Exercise brief – Copy out each line of the data that holds the word "chart".

Information provided –
....
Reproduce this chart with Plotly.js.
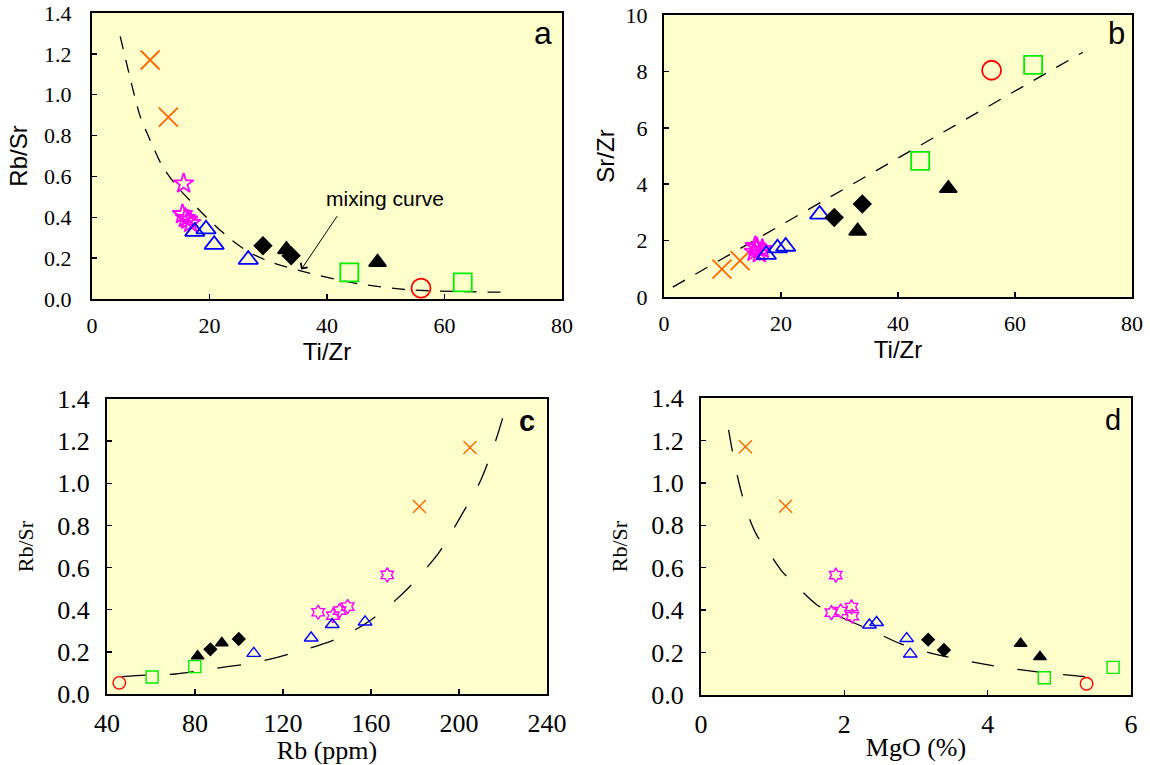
<!DOCTYPE html>
<html><head><meta charset="utf-8">
<script src="https://cdn.plot.ly/plotly-3.0.1.min.js"></script>
<style>html,body{margin:0;padding:0;background:#fff}#chart{width:1150px;height:765px}</style>
</head><body><div id="chart"></div><script>
// ---- sample data ----
// orange crosses
const crossTiZr = [9.9, 13.0];
const crossRbSr = [1.17, 0.89];
const crossSrZr = [0.99, 1.29];
const crossRb   = [205, 182];
const crossMgO  = [0.62, 1.18];
// magenta stars
const starTiZr = [15.6, 15.4, 15.9, 16.3, 16.8];
const starRbSr = [0.565, 0.415, 0.396, 0.388, 0.372];
const starSrZr = [1.8, 1.6, 1.75, 1.55, 1.7];
const starRb   = [167.4, 149.4, 145.7, 136.0, 142.7];
const starMgO  = [1.88, 2.10, 1.95, 1.82, 2.11];
// blue open triangles
const triTiZr = [17.5, 19.4, 20.8, 26.6];
const triRbSr = [0.330, 0.342, 0.266, 0.193];
const triSrZr = [1.50, 1.73, 1.79, 2.93];
const triRb   = [142.4, 157.3, 132.8, 106.7];
const triMgO  = [2.35, 2.45, 2.87, 2.92];
// black diamonds
const diaTiZr = [29.1, 33.9];
const diaRbSr = [0.261, 0.212];
const diaSrZr = [2.82, 3.30];
const diaRb   = [99.9, 87.0];
const diaMgO  = [3.17, 3.39];
// black filled triangles
const btTiZr = [33.1, 48.6];
const btRbSr = [0.242, 0.180];
const btSrZr = [2.34, 3.85];
const btRb   = [92.2, 81.2];
const btMgO  = [4.46, 4.73];
// green squares
const sqTiZr = [43.8, 63.1];
const sqRbSr = [0.130, 0.081];
const sqSrZr = [4.83, 8.23];
const sqRb   = [79.9, 60.5];
const sqMgO  = [5.75, 4.79];
// red circle
const cirTiZr = [56.0];
const cirRbSr = [0.053];
const cirSrZr = [8.04];
const cirRb   = [45.6];
const cirMgO  = [5.38];

// mixing curves
const curveA_x = [4.8, 6.7, 8.2, 9.5, 12.0, 14.5, 17.1, 19.6, 23.7, 27.0, 30.9, 36.5, 44.7, 53.5, 62.9, 70.4];
const curveA_y = [1.286, 1.057, 0.894, 0.804, 0.649, 0.55, 0.47, 0.396, 0.29, 0.225, 0.176, 0.13, 0.078, 0.046, 0.036, 0.033];
const curveB_x = [1.5, 71.6];
const curveB_y = [0.35, 8.68];
const curveC_x = [46.7, 58.5, 71.1, 82.1, 94.7, 105.7, 117.4, 129.2, 139.3, 149.4, 159.5, 167.9, 176.4, 183.1, 190.7, 200.8, 210.0, 216.8, 220.1];
const curveC_y = [0.082, 0.09, 0.095, 0.111, 0.13, 0.146, 0.174, 0.209, 0.241, 0.285, 0.348, 0.415, 0.497, 0.573, 0.668, 0.843, 1.017, 1.207, 1.318];
const curveD_x = [0.385, 0.436, 0.532, 0.649, 0.776, 0.953, 1.13, 1.36, 1.61, 1.97, 2.37, 2.78, 3.18, 3.59, 4.15, 4.76, 5.21, 5.59];
const curveD_y = [1.25, 1.153, 0.997, 0.856, 0.755, 0.669, 0.583, 0.505, 0.427, 0.364, 0.306, 0.242, 0.2, 0.169, 0.134, 0.106, 0.091, 0.081];

// axis labels / ticks
const titleA_x = 'Ti/Zr', titleA_y = 'Rb/Sr';
const titleB_x = 'Ti/Zr', titleB_y = 'Sr/Zr';
const titleC_x = 'Rb (ppm)', titleC_y = 'Rb/Sr';
const titleD_x = 'MgO (%)', titleD_y = 'Rb/Sr';
const panelLetters = ['a', 'b', 'c', 'd'];
const curveLabel = 'mixing curve';

// ---- styling ----
const SERIF = '"Liberation Serif", "Times New Roman", serif';
const SANS = '"Liberation Sans", Arial, sans-serif';
const BG = '#FFFFCC';
const W = 1150, H = 765;
const px = v => v / W, py = v => 1 - v / H;

const groupStyles = [
  {key: 'cross', sym: 'x-thin-open', symCD: 'x-thin-open', color: '#FF6600', fill: false, sAB: 19, sCD: 13},
  {key: 'star', sym: 'star-open', symCD: 'hexagram-open', color: '#FF00FF', fill: false, sAB: 15, sCD: 11},
  {key: 'tri', sym: 'triangle-up-open', symCD: 'triangle-up-open', color: '#0000FF', fill: false, sAB: 17, sCD: 12},
  {key: 'dia', sym: 'diamond', symCD: 'diamond', color: '#000000', fill: true, sAB: 13, sCD: 9.5},
  {key: 'bt', sym: 'triangle-up', symCD: 'triangle-up', color: '#000000', fill: true, sAB: 15, sCD: 11},
  {key: 'sq', sym: 'square-open', symCD: 'square-open', color: '#00EE00', fill: false, sAB: 18, sCD: 12},
  {key: 'cir', sym: 'circle-open', symCD: 'circle-open', color: '#FF0000', fill: false, sAB: 19, sCD: 12.5}
];
const groupData = {
  cross: {TiZr: crossTiZr, RbSr: crossRbSr, SrZr: crossSrZr, Rb: crossRb, MgO: crossMgO},
  star:  {TiZr: starTiZr, RbSr: starRbSr, SrZr: starSrZr, Rb: starRb, MgO: starMgO},
  tri:   {TiZr: triTiZr, RbSr: triRbSr, SrZr: triSrZr, Rb: triRb, MgO: triMgO},
  dia:   {TiZr: diaTiZr, RbSr: diaRbSr, SrZr: diaSrZr, Rb: diaRb, MgO: diaMgO},
  bt:    {TiZr: btTiZr, RbSr: btRbSr, SrZr: btSrZr, Rb: btRb, MgO: btMgO},
  sq:    {TiZr: sqTiZr, RbSr: sqRbSr, SrZr: sqSrZr, Rb: sqRb, MgO: sqMgO},
  cir:   {TiZr: cirTiZr, RbSr: cirRbSr, SrZr: cirSrZr, Rb: cirRb, MgO: cirMgO}
};
const panels = [
  {xa: 'x', ya: 'y', xv: 'TiZr', yv: 'RbSr', big: true, cx: curveA_x, cy: curveA_y, dash: '13px,11px'},
  {xa: 'x2', ya: 'y2', xv: 'TiZr', yv: 'SrZr', big: true, cx: curveB_x, cy: curveB_y, dash: '14px,12px'},
  {xa: 'x3', ya: 'y3', xv: 'Rb', yv: 'RbSr', big: false, cx: curveC_x, cy: curveC_y, dash: '24px,24px'},
  {xa: 'x4', ya: 'y4', xv: 'MgO', yv: 'RbSr', big: false, cx: curveD_x, cy: curveD_y, dash: '22px,24px'}
];

const traces = [];
panels.forEach(p => {
  traces.push({type: 'scatter', mode: 'lines', x: p.cx, y: p.cy, xaxis: p.xa, yaxis: p.ya,
    line: {color: '#000', width: 1.3, dash: p.dash, shape: p.cx.length > 2 ? 'spline' : 'linear', smoothing: 0.8},
    showlegend: false, hoverinfo: 'skip'});
  groupStyles.forEach(g => {
    const d = groupData[g.key];
    traces.push({type: 'scatter', mode: 'markers', x: d[p.xv], y: d[p.yv], xaxis: p.xa, yaxis: p.ya,
      marker: {symbol: p.big ? g.sym : g.symCD, size: p.big ? g.sAB : g.sCD,
        color: g.color,
        line: {color: g.color, width: p.big ? 1.8 : 1.4}},
      showlegend: false});
  });
});

function axis(dom, anchor, range, dtick, fmt, tsize, title, tfont, tfs, standoff, lstand) {
  return {domain: dom, anchor: anchor, range: range, dtick: dtick, tick0: range[0], tickformat: fmt,
    showgrid: false, zeroline: false, showline: true, mirror: true, linecolor: '#000', linewidth: 2,
    ticks: 'inside', ticklen: 5, tickwidth: 1.5, tickcolor: '#000', ticklabelstandoff: lstand,
    tickfont: {family: SERIF, size: tsize, color: '#000'},
    title: {text: title, font: {family: tfont, size: tfs, color: '#000'}, standoff: standoff},
    automargin: false, fixedrange: true};
}

const layout = {
  width: W, height: H, margin: {l: 0, r: 0, t: 0, b: 0},
  paper_bgcolor: '#fff', plot_bgcolor: BG, showlegend: false,
  font: {family: SERIF, color: '#000'},
  xaxis:  axis([px(92), px(562)], 'y', [0, 80], 20, 'd', 22, titleA_x, SANS, 24, 4, 6),
  yaxis:  axis([py(299), py(13)], 'x', [0, 1.4], 0.2, '.1f', 22, titleA_y, SANS, 24, 10, 14),
  xaxis2: axis([px(664), px(1132)], 'y2', [0, 80], 20, 'd', 22, titleB_x, SANS, 24, 4, 6),
  yaxis2: axis([py(297), py(15)], 'x2', [0, 10], 2, 'd', 22, titleB_y, SANS, 24, 4, 10),
  xaxis3: axis([px(107), px(547)], 'y3', [40, 240], 40, 'd', 26, titleC_x, SERIF, 26, 0, 5),
  yaxis3: axis([py(694), py(399)], 'x3', [0, 1.4], 0.2, '.1f', 26, titleC_y, SERIF, 22, 18, 10),
  xaxis4: axis([px(701), px(1131)], 'y4', [0, 6], 2, 'd', 26, titleD_x, SERIF, 26, 0, 5),
  yaxis4: axis([py(695), py(398)], 'x4', [0, 1.4], 0.2, '.1f', 26, titleD_y, SERIF, 22, 18, 10),
  annotations: [
    {xref: 'paper', yref: 'paper', x: px(543), y: py(33), text: panelLetters[0], showarrow: false, xanchor: 'center', yanchor: 'middle', font: {family: SANS, size: 32, color: '#000'}},
    {xref: 'paper', yref: 'paper', x: px(1116), y: py(34), text: panelLetters[1], showarrow: false, xanchor: 'center', yanchor: 'middle', font: {family: SANS, size: 31, color: '#000'}},
    {xref: 'paper', yref: 'paper', x: px(527), y: py(421), text: '<b>' + panelLetters[2] + '</b>', showarrow: false, xanchor: 'center', yanchor: 'middle', font: {family: SANS, size: 29, color: '#000'}},
    {xref: 'paper', yref: 'paper', x: px(1113), y: py(420), text: panelLetters[3], showarrow: false, xanchor: 'center', yanchor: 'middle', font: {family: SANS, size: 29, color: '#000'}},
    {xref: 'x', yref: 'y', x: 49.9, y: 0.494, text: curveLabel, showarrow: false, font: {family: SANS, size: 21, color: '#000'}},
    {xref: 'x', yref: 'y', axref: 'x', ayref: 'y', x: 35.6, y: 0.144, ax: 41.9, ay: 0.413, text: '', showarrow: true,
      arrowhead: 4, arrowsize: 1.6, arrowwidth: 1, arrowcolor: '#000'}
  ]
};

Plotly.newPlot('chart', traces, layout, {staticPlot: true, displayModeBar: false});
</script></body></html>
....
Output below –
Reproduce this chart with Plotly.js.
<style>html,body{margin:0;padding:0;background:#fff}#chart{width:1150px;height:765px}</style>
</head><body><div id="chart"></div><script>
Plotly.newPlot('chart', traces, layout, {staticPlot: true, displayModeBar: false});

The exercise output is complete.